### GIVEN PROBLEM
Reproduce the listing below exactly. Pictures do not belong in the copy.

### DATA LINES

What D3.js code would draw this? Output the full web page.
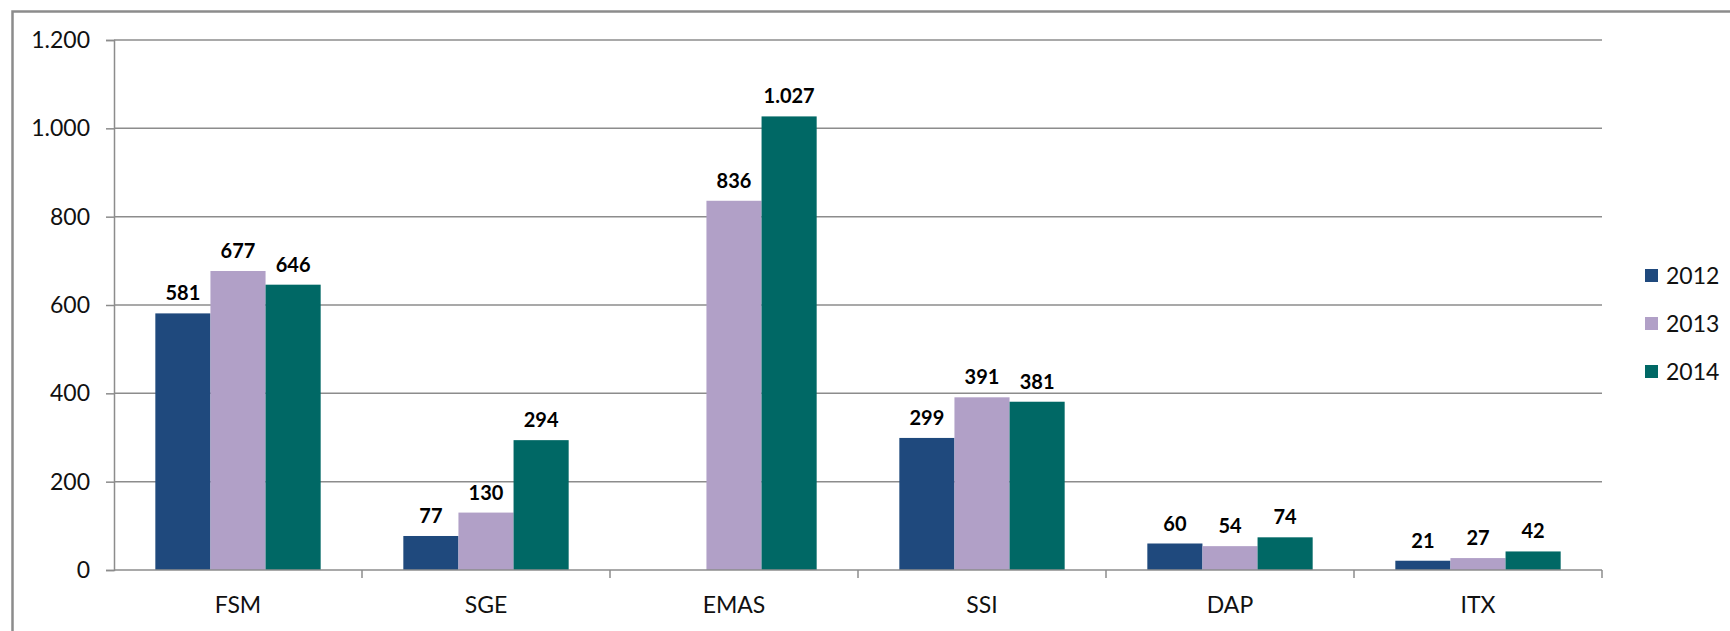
<!DOCTYPE html>
<html>
<head>
<meta charset="utf-8">
<script src="https://cdn.jsdelivr.net/npm/d3@7/dist/d3.min.js"></script>
<style>
  html, body { margin: 0; padding: 0; background: #fff; }
  svg { display: block; font-family: Lato, "Open Sans", sans-serif; }
</style>
</head>
<body>
<svg id="chart" width="1730" height="631"></svg>
<script>
// data
const categories = ["FSM", "SGE", "EMAS", "SSI", "DAP", "ITX"];
const series = ["2012", "2013", "2014"];
const values2012 = [581, 77, null, 299, 60, 21];
const values2013 = [677, 130, 836, 391, 54, 27];
const values2014 = [646, 294, 1027, 381, 74, 42];
const yTicks = [0, 200, 400, 600, 800, 1000, 1200];
const colors = ["#1f497d", "#b1a0c7", "#006865"];

const valuesBySeries = [values2012, values2013, values2014];

const svg = d3.select("#chart");
const W = 1730, H = 631;
const plotLeft = 114, plotRight = 1602, plotTop = 40, plotBottom = 570;
const gray = "#8c8c8c";

const loc = d3.formatLocale({ decimal: ",", thousands: ".", grouping: [3], currency: ["", ""] });
const fmt = loc.format(",d");

// outer frame (runs off right/bottom edge like the screenshot)
svg.append("rect")
    .attr("x", 12.5).attr("y", 11.5)
    .attr("width", W + 20).attr("height", H + 20)
    .attr("fill", "none")
    .attr("stroke", gray)
    .attr("stroke-width", 2.5);

const x = d3.scaleBand().domain(categories).range([plotLeft, plotRight]).paddingInner(0).paddingOuter(0);
const x1 = d3.scaleBand().domain(series).range([0, x.bandwidth()]).paddingInner(0).paddingOuter(0.75);
const y = d3.scaleLinear().domain([0, 1200]).range([plotBottom, plotTop]);

// gridlines
svg.append("g")
    .selectAll("line")
    .data(yTicks.filter(d => d > 0))
    .join("line")
    .attr("x1", plotLeft).attr("x2", plotRight)
    .attr("y1", d => y(d)).attr("y2", d => y(d))
    .attr("stroke", gray)
    .attr("stroke-width", 1.5);

// y axis
const yAxis = svg.append("g")
    .attr("transform", `translate(${plotLeft},0)`)
    .call(d3.axisLeft(y).tickValues(yTicks).tickFormat(fmt).tickSize(8).tickPadding(16));
yAxis.select(".domain").attr("stroke", gray).attr("stroke-width", 1.5);
yAxis.selectAll(".tick line").attr("stroke", gray).attr("stroke-width", 1.5);
yAxis.selectAll("text").attr("font-size", 23).attr("fill", "#111").attr("font-family", "Lato, sans-serif");

// bars
const groups = svg.append("g")
    .selectAll("g")
    .data(series)
    .join("g")
    .attr("fill", (d, i) => colors[i]);

groups.selectAll("rect")
    .data((s, si) => categories.map((c, ci) => ({ c, s, v: valuesBySeries[si][ci] })).filter(d => d.v != null))
    .join("rect")
    .attr("x", d => x(d.c) + x1(d.s))
    .attr("width", x1.bandwidth())
    .attr("y", d => y(d.v))
    .attr("height", d => y(0) - y(d.v));

// data labels
groups.selectAll("text")
    .data((s, si) => categories.map((c, ci) => ({ c, s, v: valuesBySeries[si][ci] })).filter(d => d.v != null))
    .join("text")
    .attr("x", d => x(d.c) + x1(d.s) + x1.bandwidth() / 2)
    .attr("y", d => y(d.v) - 13)
    .attr("text-anchor", "middle")
    .attr("font-size", 20)
    .attr("font-weight", "bold")
    .attr("fill", "#000")
    .text(d => fmt(d.v));

// x axis
const xAxis = svg.append("g")
    .attr("transform", `translate(0,${plotBottom})`)
    .call(d3.axisBottom(x).tickSize(0).tickPadding(27));
xAxis.select(".domain").remove();
xAxis.selectAll("text").attr("font-size", 23).attr("fill", "#111").attr("font-family", "Lato, sans-serif");

svg.append("line")
    .attr("x1", plotLeft).attr("x2", plotRight)
    .attr("y1", plotBottom).attr("y2", plotBottom)
    .attr("stroke", gray).attr("stroke-width", 1.5);

// category boundary ticks
svg.append("g")
    .selectAll("line")
    .data(categories.map(c => x(c)).concat([plotRight]).slice(1))
    .join("line")
    .attr("x1", d => d).attr("x2", d => d)
    .attr("y1", plotBottom).attr("y2", plotBottom + 8)
    .attr("stroke", gray).attr("stroke-width", 1.5);

// legend
const legend = svg.append("g")
    .selectAll("g")
    .data(series)
    .join("g")
    .attr("transform", (d, i) => `translate(1645,${269 + i * 48})`);
legend.append("rect")
    .attr("width", 13).attr("height", 13)
    .attr("fill", (d, i) => colors[i]);
legend.append("text")
    .attr("x", 21).attr("y", 15)
    .attr("font-size", 23)
    .attr("fill", "#111")
    .text(d => d);
</script>
</body>
</html>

### WRITTEN ANSWER
What D3.js code would draw this? Output the full web page.
<!DOCTYPE html>
<html>
<head>
<meta charset="utf-8">
<script src="https://cdn.jsdelivr.net/npm/d3@7/dist/d3.min.js"></script>
<style>
  html, body { margin: 0; padding: 0; background: #fff; }
  svg { display: block; font-family: Lato, "Open Sans", sans-serif; }
</style>
</head>
<body>
<svg id="chart" width="1730" height="631"></svg>
<script>
// data
const categories = ["FSM", "SGE", "EMAS", "SSI", "DAP", "ITX"];
const series = ["2012", "2013", "2014"];
const values2012 = [581, 77, null, 299, 60, 21];
const values2013 = [677, 130, 836, 391, 54, 27];
const values2014 = [646, 294, 1027, 381, 74, 42];
const yTicks = [0, 200, 400, 600, 800, 1000, 1200];
const colors = ["#1f497d", "#b1a0c7", "#006865"];

const valuesBySeries = [values2012, values2013, values2014];

const svg = d3.select("#chart");
const W = 1730, H = 631;
const plotLeft = 114, plotRight = 1602, plotTop = 40, plotBottom = 570;
const gray = "#8c8c8c";

const loc = d3.formatLocale({ decimal: ",", thousands: ".", grouping: [3], currency: ["", ""] });
const fmt = loc.format(",d");

// outer frame (runs off right/bottom edge like the screenshot)
svg.append("rect")
    .attr("x", 12.5).attr("y", 11.5)
    .attr("width", W + 20).attr("height", H + 20)
    .attr("fill", "none")
    .attr("stroke", gray)
    .attr("stroke-width", 2.5);

const x = d3.scaleBand().domain(categories).range([plotLeft, plotRight]).paddingInner(0).paddingOuter(0);
const x1 = d3.scaleBand().domain(series).range([0, x.bandwidth()]).paddingInner(0).paddingOuter(0.75);
const y = d3.scaleLinear().domain([0, 1200]).range([plotBottom, plotTop]);

// gridlines
svg.append("g")
    .selectAll("line")
    .data(yTicks.filter(d => d > 0))
    .join("line")
    .attr("x1", plotLeft).attr("x2", plotRight)
    .attr("y1", d => y(d)).attr("y2", d => y(d))
    .attr("stroke", gray)
    .attr("stroke-width", 1.5);

// y axis
const yAxis = svg.append("g")
    .attr("transform", `translate(${plotLeft},0)`)
    .call(d3.axisLeft(y).tickValues(yTicks).tickFormat(fmt).tickSize(8).tickPadding(16));
yAxis.select(".domain").attr("stroke", gray).attr("stroke-width", 1.5);
yAxis.selectAll(".tick line").attr("stroke", gray).attr("stroke-width", 1.5);
yAxis.selectAll("text").attr("font-size", 23).attr("fill", "#111").attr("font-family", "Lato, sans-serif");

// bars
const groups = svg.append("g")
    .selectAll("g")
    .data(series)
    .join("g")
    .attr("fill", (d, i) => colors[i]);

groups.selectAll("rect")
    .data((s, si) => categories.map((c, ci) => ({ c, s, v: valuesBySeries[si][ci] })).filter(d => d.v != null))
    .join("rect")
    .attr("x", d => x(d.c) + x1(d.s))
    .attr("width", x1.bandwidth())
    .attr("y", d => y(d.v))
    .attr("height", d => y(0) - y(d.v));

// data labels
groups.selectAll("text")
    .data((s, si) => categories.map((c, ci) => ({ c, s, v: valuesBySeries[si][ci] })).filter(d => d.v != null))
    .join("text")
    .attr("x", d => x(d.c) + x1(d.s) + x1.bandwidth() / 2)
    .attr("y", d => y(d.v) - 13)
    .attr("text-anchor", "middle")
    .attr("font-size", 20)
    .attr("font-weight", "bold")
    .attr("fill", "#000")
    .text(d => fmt(d.v));

// x axis
const xAxis = svg.append("g")
    .attr("transform", `translate(0,${plotBottom})`)
    .call(d3.axisBottom(x).tickSize(0).tickPadding(27));
xAxis.select(".domain").remove();
xAxis.selectAll("text").attr("font-size", 23).attr("fill", "#111").attr("font-family", "Lato, sans-serif");

svg.append("line")
    .attr("x1", plotLeft).attr("x2", plotRight)
    .attr("y1", plotBottom).attr("y2", plotBottom)
    .attr("stroke", gray).attr("stroke-width", 1.5);

// category boundary ticks
svg.append("g")
    .selectAll("line")
    .data(categories.map(c => x(c)).concat([plotRight]).slice(1))
    .join("line")
    .attr("x1", d => d).attr("x2", d => d)
    .attr("y1", plotBottom).attr("y2", plotBottom + 8)
    .attr("stroke", gray).attr("stroke-width", 1.5);

// legend
const legend = svg.append("g")
    .selectAll("g")
    .data(series)
    .join("g")
    .attr("transform", (d, i) => `translate(1645,${269 + i * 48})`);
legend.append("rect")
    .attr("width", 13).attr("height", 13)
    .attr("fill", (d, i) => colors[i]);
legend.append("text")
    .attr("x", 21).attr("y", 15)
    .attr("font-size", 23)
    .attr("fill", "#111")
    .text(d => d);
</script>
</body>
</html>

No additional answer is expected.